Sin embargo, el tema que gana la votación es la pena de muerte. Y en una clase de 30 estudiantes, solo tres alumnas defienden la reinserción como objetivo de una sentencia. El resto, bien se muestra partidario de la pena capital, bien prefiere la cadena perpetua. Hay incluso quien opta por la segunda no llevado por ningún resto de humanitarismo, sino porque “así se sufre más”. De hecho, la mayoría subraya el carácter punitivo que ha de tener cualquier condena, y una parte no desdeñable considera que en las cárceles se vive demasiado bien. Por esa línea, a pocos sorprende que opere como un argumento más el ahorro que supondría aplicar la pena de muerte en vez de la prisión permanente: “Porque nadie querrá que los impuestos de sus padres sirvan para pagar esto, ¿no?”, dice una alumna mostrando en su portátil la imagen de una celda como si se tratase de la habitación de un hotel en Booking.

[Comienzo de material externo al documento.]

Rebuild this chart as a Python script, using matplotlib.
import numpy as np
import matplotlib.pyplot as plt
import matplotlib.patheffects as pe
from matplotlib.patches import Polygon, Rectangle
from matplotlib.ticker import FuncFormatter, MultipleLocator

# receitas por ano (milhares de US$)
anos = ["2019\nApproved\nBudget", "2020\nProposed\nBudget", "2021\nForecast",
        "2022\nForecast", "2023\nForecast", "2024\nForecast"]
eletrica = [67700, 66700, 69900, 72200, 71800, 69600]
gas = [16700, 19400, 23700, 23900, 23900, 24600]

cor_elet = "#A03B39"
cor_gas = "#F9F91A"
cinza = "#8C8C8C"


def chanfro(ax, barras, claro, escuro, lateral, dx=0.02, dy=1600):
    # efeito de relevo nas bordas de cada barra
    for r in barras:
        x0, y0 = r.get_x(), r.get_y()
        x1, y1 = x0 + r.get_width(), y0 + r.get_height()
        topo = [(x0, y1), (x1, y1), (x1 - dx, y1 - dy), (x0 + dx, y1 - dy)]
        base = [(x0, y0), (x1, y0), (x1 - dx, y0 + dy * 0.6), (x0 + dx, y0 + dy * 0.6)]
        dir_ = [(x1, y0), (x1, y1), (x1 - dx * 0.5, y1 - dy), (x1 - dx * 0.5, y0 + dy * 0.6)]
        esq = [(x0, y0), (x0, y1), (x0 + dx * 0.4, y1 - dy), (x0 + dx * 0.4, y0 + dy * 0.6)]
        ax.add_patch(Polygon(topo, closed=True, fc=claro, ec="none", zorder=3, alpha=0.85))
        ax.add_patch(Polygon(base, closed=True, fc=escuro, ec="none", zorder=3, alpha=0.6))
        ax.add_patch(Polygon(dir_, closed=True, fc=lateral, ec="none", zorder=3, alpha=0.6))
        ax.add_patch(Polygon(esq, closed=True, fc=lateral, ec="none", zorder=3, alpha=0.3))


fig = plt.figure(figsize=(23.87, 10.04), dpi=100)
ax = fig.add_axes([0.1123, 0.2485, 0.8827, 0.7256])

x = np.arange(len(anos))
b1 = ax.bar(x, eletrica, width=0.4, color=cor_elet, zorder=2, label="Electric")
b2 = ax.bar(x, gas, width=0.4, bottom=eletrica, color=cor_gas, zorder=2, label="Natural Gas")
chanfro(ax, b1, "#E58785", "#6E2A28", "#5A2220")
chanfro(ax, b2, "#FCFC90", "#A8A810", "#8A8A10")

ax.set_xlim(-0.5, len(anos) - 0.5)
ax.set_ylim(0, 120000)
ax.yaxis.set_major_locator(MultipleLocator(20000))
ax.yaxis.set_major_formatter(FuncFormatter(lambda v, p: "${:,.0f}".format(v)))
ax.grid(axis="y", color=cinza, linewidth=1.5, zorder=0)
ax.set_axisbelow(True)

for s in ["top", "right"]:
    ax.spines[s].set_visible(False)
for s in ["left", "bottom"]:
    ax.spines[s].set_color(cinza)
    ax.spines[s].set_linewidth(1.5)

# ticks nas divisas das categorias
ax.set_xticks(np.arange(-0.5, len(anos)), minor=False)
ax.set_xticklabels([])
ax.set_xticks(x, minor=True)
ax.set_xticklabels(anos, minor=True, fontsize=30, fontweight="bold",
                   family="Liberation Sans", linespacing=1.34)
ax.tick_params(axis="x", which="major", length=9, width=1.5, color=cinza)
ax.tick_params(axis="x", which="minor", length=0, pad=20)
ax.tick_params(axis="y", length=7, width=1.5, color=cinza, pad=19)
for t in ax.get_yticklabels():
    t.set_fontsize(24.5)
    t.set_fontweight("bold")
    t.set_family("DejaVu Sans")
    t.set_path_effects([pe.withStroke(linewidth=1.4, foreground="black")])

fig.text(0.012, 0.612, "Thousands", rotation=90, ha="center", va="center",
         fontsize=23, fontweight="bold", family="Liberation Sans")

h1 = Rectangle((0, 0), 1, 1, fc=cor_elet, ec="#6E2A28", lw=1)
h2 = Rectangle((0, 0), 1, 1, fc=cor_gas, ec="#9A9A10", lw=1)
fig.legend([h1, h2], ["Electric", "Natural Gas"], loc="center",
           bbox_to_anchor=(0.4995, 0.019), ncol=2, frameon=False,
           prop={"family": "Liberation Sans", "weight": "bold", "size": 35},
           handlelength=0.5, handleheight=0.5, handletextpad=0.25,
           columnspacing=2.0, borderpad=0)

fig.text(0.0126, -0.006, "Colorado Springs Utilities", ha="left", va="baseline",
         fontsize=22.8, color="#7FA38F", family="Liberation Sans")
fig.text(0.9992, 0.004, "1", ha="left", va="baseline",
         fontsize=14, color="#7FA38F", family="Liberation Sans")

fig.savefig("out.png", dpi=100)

Observar lo que sucede en la educación pública es un barómetro que prefigura con tino lo que luego fijan las encuestas. Los 17 años fue siempre una edad propicia para posicionarse contra el sistema, aunque últimamente son las posturas en la onda trumpista las que parecen monopolizar la contracultura. Una de las partes más notorias de los votantes de Javier Milei provino del segmento más joven del electorado argentino. Pero ese grupo se interrelacionó de forma compleja con una base de clase trabajadora mundial en la que cala muy fácilmente, al grito de “¡que se vayan todos!”, el descrédito de los políticos. Es la forma en que la guerra cultural escapa de las universidades y las publicaciones eruditas para cobrar vida. Porque hay algo de la radicalidad punk de los jóvenes que defienden ferozmente la pena de muerte, reaccionan contra la igualdad de género y la inmigración ilegal, apuntalan la propiedad privada o atacan la progresividad fiscal que no tiene que ver con la fecha de nacimiento, sino con lo que escuchan en casa.

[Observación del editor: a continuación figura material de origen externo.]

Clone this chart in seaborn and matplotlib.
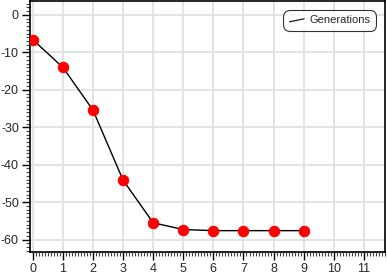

Una madre se niega a pagar, delante de su hijo, el parking del hotel que ha utilizado durante todo el fin de semana. Una mujer, que se ve que no es una asistenta, limpia su balcón echando un cubo de agua e ignora las protestas de los viandantes. Un columnista solo saca a relucir la guerra de Gaza para avivar el fuego de la política española. Un vicepresidente autonómico invita a los bachilleres a dudar si el CO₂ es contaminante. En ese revuelto no es fácil detectar si el populismo es antes social o político. Pero lo que sí se aprecia con nitidez es la devaluación de los valores humanos en una mezcla de individualismo egoísta y anestesia moral capaz de relativizarlo todo. Vivimos tiempos nihilistas, dice Wendy Brown, tras la aplicación de la ley del más fuerte desde los años ochenta a cualquier terreno. Y en ellos gana una negación demasiado parecida a la del paleolibertarismo de Lew Rockwell, esa mezcla de conservadurismo extremo en temas como el aborto y oposición a cualquier intervención reguladora del Estado.

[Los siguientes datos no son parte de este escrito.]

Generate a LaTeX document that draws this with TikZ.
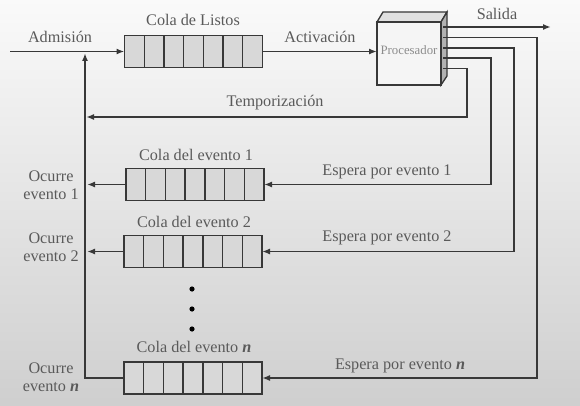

Así, cada vez resulta más cómodo moverse entre el blanco y el negro, caer en la simplificación en lugar de apreciar la gama de grises o atenerse a la proporcionalidad. Y en una época en la que cuesta tanto hablar en serio de lo verdaderamente importante, en la que prevalece el sarcasmo y cierto distanciamiento intelectual, urge retomar los valores fundamentales y nombrarlos de nuevo: apelar a la responsabilidad colectiva, la coherencia, la veracidad; renovar el pacto con los otros de forma que rija nuestra conducta cotidiana. Si no, quedaremos del todo a merced de la indiferencia y la fatalidad, del cinismo y la frivolidad, del narcisismo y la violencia. Por eso hace más falta que nunca reinventar el discurso de la justicia social y desempolvar palabras como “compasión”, despojadas de su halo religioso. Porque, en caso contrario, el nihilismo que encarnan respuestas como las de Trump o Milei seguirá convirtiendo lo profundo en trivial y el futuro en algo intrascendente.